Writing Herstory
I had a fascinating discussion this morning with my 22-year-old daughter on second and third wave feminism. Like most good things in the world, feminism is always only one generation away from extinction, I think, because for each small gain we tend to believe the world has changed. It hasn’t, and it will revert to type quickly through neglect if we fail to pass on our stories to the next generation of women.
We’ve got a whole crop of newly grown women who mistakenly believe they have Arrived; that being “liberated” means flashing their breasts on Girls Gone Wild and being able to hold as much liquor as a fraternity boy, that they’ll never have to fight for access in the workplace or for the right to choose when or if to exercise their fertility. They think that sexual harrassment is a dead issue, and even worse, that the Equal Rights Amendment passed. Through political and personal apathy, they could easily wind up in the exact same place women my age and older fought to get out of. The Equal Rights Amendment died, and the only thing standing to protect the rights of women is a patchwork of laws and court rulings that can be undone in a heartbeat.

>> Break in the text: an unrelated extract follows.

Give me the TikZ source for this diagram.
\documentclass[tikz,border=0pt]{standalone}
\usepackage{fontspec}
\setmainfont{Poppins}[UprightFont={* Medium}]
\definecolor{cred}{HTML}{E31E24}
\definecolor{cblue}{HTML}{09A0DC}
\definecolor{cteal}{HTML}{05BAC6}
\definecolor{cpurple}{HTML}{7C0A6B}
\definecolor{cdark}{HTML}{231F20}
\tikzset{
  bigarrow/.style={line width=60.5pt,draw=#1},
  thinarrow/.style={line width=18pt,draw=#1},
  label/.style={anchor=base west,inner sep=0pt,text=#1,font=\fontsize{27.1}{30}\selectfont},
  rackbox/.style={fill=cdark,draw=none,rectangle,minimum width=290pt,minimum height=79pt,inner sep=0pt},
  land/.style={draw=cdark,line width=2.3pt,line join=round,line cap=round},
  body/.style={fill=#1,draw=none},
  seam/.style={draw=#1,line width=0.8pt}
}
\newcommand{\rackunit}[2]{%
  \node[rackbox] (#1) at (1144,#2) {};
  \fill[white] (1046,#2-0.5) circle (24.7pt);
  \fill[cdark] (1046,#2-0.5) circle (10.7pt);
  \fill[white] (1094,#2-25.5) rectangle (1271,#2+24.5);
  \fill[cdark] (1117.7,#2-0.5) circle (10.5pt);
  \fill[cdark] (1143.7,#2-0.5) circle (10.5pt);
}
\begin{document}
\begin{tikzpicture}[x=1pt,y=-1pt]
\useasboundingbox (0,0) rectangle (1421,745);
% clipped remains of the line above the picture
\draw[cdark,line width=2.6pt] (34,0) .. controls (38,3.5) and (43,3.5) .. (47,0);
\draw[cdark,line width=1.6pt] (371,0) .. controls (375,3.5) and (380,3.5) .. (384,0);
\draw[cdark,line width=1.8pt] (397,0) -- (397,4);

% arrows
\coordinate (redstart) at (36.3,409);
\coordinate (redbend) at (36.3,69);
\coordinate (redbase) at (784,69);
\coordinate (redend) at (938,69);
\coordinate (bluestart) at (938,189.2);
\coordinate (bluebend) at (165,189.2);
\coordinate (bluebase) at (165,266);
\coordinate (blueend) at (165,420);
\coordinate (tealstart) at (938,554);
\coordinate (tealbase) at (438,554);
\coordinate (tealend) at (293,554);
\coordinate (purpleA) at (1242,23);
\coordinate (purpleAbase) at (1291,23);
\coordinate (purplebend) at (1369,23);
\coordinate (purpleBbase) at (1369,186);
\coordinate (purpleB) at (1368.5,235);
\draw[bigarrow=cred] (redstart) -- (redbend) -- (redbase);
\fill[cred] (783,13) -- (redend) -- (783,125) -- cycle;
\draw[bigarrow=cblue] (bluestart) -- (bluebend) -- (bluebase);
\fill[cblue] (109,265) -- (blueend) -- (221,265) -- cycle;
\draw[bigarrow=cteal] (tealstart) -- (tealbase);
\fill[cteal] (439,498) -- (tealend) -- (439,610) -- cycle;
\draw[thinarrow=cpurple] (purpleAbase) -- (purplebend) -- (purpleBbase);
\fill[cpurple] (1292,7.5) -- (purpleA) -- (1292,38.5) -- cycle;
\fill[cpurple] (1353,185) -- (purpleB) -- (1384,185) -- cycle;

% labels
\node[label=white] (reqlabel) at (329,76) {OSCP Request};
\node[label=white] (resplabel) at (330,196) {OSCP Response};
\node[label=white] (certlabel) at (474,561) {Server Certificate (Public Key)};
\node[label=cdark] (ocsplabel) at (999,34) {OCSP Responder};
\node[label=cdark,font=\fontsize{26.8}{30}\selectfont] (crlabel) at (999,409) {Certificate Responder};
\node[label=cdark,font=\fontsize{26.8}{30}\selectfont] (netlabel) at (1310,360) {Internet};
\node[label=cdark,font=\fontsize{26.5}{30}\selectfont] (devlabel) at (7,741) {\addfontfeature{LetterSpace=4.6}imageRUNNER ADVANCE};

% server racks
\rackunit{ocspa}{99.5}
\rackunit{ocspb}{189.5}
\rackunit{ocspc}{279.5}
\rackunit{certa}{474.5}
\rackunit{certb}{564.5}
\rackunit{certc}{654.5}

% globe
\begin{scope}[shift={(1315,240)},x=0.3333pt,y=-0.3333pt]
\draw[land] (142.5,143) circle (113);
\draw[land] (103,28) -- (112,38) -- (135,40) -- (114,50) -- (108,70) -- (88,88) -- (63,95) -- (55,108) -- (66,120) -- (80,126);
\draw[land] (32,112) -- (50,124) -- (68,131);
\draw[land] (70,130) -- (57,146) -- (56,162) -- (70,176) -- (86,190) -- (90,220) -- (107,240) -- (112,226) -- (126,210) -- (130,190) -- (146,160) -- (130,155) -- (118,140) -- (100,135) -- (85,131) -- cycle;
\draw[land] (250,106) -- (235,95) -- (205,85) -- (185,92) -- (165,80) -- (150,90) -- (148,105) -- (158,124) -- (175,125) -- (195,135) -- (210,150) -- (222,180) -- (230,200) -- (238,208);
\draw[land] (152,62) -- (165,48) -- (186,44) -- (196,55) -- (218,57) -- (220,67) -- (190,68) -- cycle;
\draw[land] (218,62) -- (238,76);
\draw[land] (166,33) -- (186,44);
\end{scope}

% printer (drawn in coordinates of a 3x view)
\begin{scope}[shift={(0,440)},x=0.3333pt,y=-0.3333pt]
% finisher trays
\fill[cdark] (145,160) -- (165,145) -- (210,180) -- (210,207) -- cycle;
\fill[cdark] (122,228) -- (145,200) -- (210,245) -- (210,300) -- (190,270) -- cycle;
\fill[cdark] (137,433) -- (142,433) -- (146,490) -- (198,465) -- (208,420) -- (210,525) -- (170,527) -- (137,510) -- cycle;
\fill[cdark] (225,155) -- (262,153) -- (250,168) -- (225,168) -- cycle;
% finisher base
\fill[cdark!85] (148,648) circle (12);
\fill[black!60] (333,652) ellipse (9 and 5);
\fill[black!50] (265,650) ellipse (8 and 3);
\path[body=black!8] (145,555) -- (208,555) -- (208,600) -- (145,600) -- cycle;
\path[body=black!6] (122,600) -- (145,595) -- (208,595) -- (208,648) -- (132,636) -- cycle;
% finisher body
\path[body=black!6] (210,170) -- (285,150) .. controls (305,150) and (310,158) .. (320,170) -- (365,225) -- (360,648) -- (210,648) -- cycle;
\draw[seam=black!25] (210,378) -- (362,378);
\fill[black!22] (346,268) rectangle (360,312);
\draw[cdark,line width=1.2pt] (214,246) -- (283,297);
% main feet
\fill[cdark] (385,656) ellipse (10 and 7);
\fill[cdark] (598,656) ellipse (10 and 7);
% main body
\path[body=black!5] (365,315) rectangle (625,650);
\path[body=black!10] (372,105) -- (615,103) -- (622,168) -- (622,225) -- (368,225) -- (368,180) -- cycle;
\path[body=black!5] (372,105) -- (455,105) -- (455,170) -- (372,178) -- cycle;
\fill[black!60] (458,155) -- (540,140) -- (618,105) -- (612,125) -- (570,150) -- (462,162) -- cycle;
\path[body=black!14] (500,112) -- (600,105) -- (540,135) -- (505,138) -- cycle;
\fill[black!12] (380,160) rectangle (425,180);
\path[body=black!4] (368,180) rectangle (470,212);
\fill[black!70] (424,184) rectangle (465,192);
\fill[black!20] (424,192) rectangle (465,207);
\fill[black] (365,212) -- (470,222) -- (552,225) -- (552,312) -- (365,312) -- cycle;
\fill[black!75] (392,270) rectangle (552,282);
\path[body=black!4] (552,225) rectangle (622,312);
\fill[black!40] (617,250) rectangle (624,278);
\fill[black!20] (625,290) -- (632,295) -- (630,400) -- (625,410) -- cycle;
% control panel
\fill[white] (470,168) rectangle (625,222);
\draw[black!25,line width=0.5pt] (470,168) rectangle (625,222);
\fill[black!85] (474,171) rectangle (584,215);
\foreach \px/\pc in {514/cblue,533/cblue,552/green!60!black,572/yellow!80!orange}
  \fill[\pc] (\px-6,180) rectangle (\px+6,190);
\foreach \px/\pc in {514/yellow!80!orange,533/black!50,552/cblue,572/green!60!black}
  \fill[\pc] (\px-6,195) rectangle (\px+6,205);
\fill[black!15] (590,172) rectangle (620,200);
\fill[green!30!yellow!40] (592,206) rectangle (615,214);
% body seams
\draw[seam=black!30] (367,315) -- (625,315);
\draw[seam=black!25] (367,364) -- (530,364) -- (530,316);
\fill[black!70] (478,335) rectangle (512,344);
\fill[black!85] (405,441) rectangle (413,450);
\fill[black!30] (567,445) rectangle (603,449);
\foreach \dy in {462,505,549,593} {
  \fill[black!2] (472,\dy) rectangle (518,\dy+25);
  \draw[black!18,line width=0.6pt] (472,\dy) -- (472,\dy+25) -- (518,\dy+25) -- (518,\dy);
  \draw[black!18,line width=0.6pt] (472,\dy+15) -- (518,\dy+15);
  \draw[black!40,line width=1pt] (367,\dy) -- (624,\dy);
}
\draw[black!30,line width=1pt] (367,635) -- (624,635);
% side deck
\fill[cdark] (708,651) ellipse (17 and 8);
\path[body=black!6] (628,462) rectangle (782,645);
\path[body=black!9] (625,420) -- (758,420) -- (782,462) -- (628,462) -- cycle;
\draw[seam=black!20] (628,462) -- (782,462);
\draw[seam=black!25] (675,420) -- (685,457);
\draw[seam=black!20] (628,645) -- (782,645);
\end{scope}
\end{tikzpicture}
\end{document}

Back in the 1960s and 1970s, we had a word for what we do now by blogging–we called in herstory. History deconstructs into his story; events and people “important” to the grand scheme of things, and seldom includes women. So through diaries, poetry, quilts, storytelling, we tried to capture the lives of women, often overlooked and neglected from official accounts– her stories which mattered, too. We tried to put a face on the anonymous Women who lived and died to build this world, and who suffered from the injustices of it.
That was how we fought for the rights of rape victims; by standing up and saying “it happened to me, it happened to women with names and faces and lives, your mother, your sister, your next door neighbor.” And that was how we fought for the right to legal abortion; by standing up and telling the stories of backstreet butchers, by saying “I did what I had to do, I couldn’t see any other way. Don’t let this happen to someone else.”
We have to do that again, with every issue. We have to remember what it was like, and we have to tell what it was like, before easy access to birth control, before sexual harassment in the workplace laws, before legal abortions, before domestic violence programs. We are the living testiment to what can be accomplished when women refuse to go away quietly, and when we stop telling these stories to the next generation the stories fade away, and with them, the rights we fought for. No one will do it for us. Not the schools, the churches and certainly not the goverment. Only we can perserve it, by talking and by writing.
While the debate rages over whether bloggers are journalists or not, I’ll quietly watch from the sidelines. I consider myself a commentator at most; at best, I’d like to think of myself as a herstorian to my own daughters and all the other daughters I’ll never meet. Because I remember. And if I do it right, our daughters will remember, too.